WHAT IS ASKED: Read the material below and count the lines holding the string "this". Give that count with nothing added.
################
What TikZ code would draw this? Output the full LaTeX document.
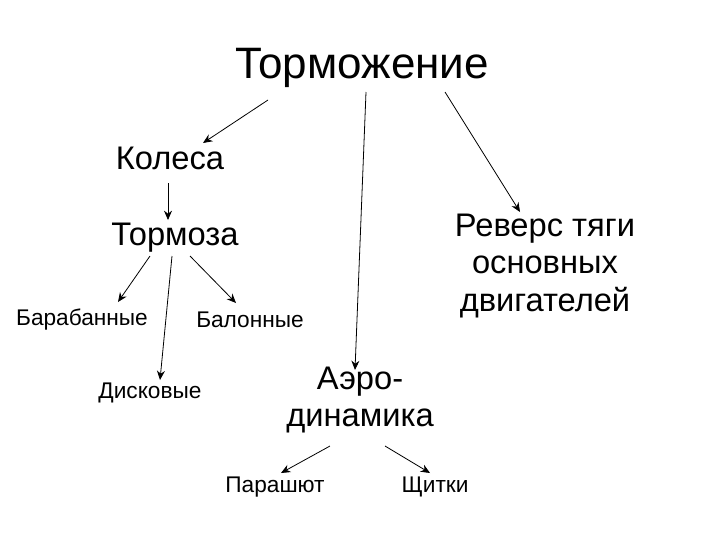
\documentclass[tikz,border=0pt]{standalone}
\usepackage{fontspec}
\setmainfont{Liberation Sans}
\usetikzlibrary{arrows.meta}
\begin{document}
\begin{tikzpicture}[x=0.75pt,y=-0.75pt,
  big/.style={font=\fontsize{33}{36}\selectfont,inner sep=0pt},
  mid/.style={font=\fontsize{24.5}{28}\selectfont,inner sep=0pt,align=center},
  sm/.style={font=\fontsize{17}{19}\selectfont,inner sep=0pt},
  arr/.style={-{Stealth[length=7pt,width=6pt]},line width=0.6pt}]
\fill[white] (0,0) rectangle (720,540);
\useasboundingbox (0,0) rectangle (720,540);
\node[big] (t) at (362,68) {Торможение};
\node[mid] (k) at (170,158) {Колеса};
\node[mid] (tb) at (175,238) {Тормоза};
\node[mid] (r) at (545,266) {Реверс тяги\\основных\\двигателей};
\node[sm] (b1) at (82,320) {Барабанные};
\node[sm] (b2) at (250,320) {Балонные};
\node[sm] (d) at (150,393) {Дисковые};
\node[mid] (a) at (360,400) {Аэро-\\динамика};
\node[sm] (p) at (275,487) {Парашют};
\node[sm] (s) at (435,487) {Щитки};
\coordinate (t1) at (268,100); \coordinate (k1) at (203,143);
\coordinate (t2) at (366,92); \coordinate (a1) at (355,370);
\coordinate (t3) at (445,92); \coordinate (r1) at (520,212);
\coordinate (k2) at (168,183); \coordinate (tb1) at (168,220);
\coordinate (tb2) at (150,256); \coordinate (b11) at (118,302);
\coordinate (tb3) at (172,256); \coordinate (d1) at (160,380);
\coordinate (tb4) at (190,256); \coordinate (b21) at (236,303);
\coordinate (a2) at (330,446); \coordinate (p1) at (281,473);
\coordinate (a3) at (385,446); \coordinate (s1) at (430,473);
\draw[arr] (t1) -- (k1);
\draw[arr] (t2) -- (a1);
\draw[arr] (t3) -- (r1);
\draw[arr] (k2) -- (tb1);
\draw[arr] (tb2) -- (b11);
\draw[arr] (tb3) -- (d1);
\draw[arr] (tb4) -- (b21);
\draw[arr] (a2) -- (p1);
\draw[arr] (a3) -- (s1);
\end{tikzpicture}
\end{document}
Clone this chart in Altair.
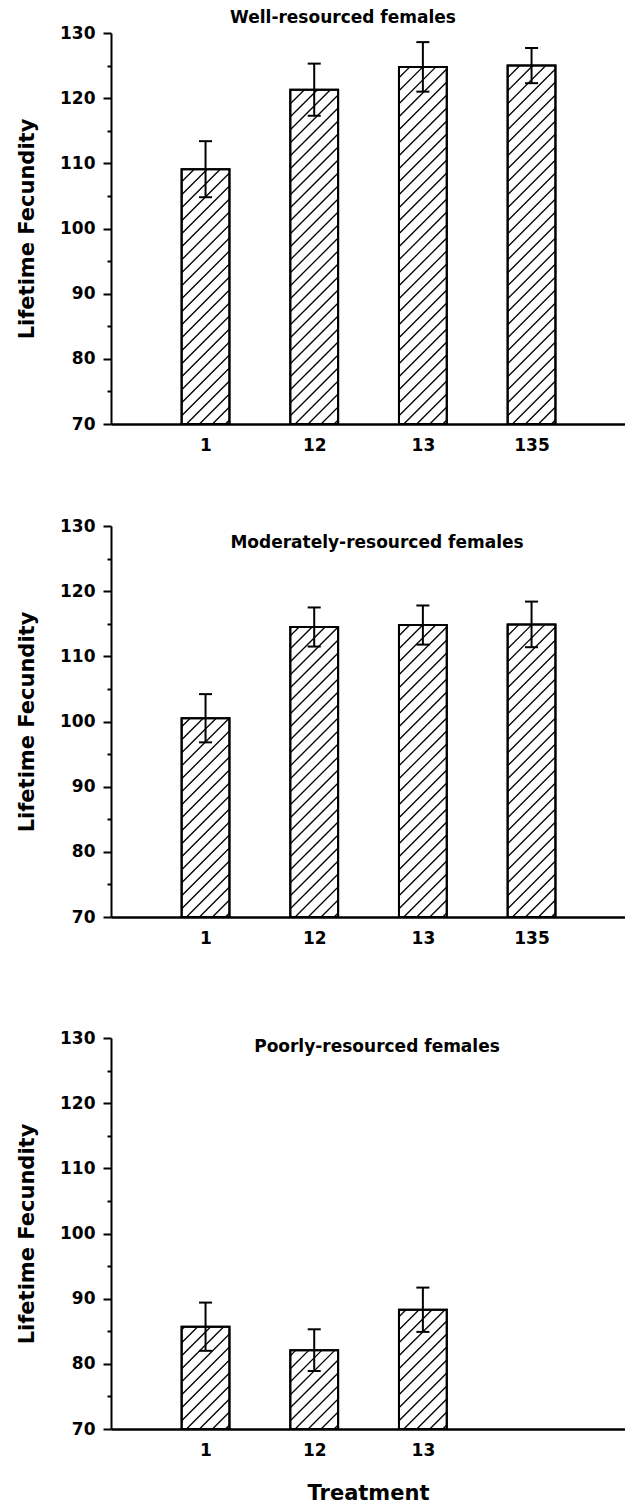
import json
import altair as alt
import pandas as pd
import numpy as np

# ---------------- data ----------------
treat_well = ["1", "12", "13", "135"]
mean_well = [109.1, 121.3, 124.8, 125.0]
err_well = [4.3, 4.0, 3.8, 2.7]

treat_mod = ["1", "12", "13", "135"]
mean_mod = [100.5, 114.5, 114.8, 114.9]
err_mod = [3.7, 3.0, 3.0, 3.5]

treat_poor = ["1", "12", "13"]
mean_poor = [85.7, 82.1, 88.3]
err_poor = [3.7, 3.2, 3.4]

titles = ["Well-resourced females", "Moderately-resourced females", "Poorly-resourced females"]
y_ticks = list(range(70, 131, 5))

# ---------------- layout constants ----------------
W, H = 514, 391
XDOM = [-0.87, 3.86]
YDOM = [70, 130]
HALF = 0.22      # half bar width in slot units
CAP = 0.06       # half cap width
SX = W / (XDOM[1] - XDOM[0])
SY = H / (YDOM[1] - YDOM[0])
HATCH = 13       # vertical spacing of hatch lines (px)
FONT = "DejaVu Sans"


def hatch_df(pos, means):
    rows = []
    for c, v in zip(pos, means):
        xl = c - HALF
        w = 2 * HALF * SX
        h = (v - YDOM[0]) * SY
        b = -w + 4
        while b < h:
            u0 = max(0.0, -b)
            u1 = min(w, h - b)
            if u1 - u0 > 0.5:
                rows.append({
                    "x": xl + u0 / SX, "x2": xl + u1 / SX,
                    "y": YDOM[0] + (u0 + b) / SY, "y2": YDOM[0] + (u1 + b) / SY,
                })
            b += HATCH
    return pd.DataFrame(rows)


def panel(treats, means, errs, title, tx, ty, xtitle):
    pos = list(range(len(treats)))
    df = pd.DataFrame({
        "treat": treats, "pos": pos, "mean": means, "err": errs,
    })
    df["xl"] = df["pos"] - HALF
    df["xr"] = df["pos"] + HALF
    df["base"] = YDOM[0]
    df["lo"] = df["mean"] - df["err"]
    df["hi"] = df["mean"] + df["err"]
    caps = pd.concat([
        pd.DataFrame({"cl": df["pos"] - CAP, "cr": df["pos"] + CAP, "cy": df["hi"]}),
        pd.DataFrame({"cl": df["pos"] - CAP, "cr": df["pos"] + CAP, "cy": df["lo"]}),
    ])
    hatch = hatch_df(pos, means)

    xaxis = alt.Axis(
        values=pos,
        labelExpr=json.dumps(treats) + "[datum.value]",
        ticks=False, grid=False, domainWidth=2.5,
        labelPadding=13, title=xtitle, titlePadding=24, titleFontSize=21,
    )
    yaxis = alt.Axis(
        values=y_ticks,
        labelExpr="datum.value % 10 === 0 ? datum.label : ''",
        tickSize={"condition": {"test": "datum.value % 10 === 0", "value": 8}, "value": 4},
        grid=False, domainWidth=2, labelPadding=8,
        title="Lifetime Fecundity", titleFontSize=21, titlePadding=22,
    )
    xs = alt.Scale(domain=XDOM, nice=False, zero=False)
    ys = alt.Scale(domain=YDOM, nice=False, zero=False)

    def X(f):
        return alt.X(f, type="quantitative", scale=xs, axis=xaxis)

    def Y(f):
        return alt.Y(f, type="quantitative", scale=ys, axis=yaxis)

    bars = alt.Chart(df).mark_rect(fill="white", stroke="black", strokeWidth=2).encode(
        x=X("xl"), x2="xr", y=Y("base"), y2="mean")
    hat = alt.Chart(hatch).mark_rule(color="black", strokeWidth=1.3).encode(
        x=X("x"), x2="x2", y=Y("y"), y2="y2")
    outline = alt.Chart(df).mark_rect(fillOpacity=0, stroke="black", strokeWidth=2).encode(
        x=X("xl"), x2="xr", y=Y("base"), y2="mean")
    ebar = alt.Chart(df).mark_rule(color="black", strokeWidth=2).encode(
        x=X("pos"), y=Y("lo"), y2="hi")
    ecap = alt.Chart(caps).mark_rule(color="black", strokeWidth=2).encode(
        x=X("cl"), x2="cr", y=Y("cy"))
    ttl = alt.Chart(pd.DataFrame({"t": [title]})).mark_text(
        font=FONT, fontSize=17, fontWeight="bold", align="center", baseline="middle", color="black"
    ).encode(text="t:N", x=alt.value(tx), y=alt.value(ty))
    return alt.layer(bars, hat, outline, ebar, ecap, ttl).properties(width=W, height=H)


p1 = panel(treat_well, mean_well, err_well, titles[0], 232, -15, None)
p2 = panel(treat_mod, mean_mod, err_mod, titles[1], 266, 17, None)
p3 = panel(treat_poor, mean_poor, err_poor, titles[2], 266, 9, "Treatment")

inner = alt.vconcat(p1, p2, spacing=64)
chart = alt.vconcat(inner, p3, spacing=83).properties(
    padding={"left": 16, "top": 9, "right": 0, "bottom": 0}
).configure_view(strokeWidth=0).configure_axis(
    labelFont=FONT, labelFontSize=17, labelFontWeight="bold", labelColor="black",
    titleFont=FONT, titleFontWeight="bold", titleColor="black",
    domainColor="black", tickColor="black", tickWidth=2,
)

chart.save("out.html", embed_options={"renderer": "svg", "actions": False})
################
OUTPUT OF THE TASK: 2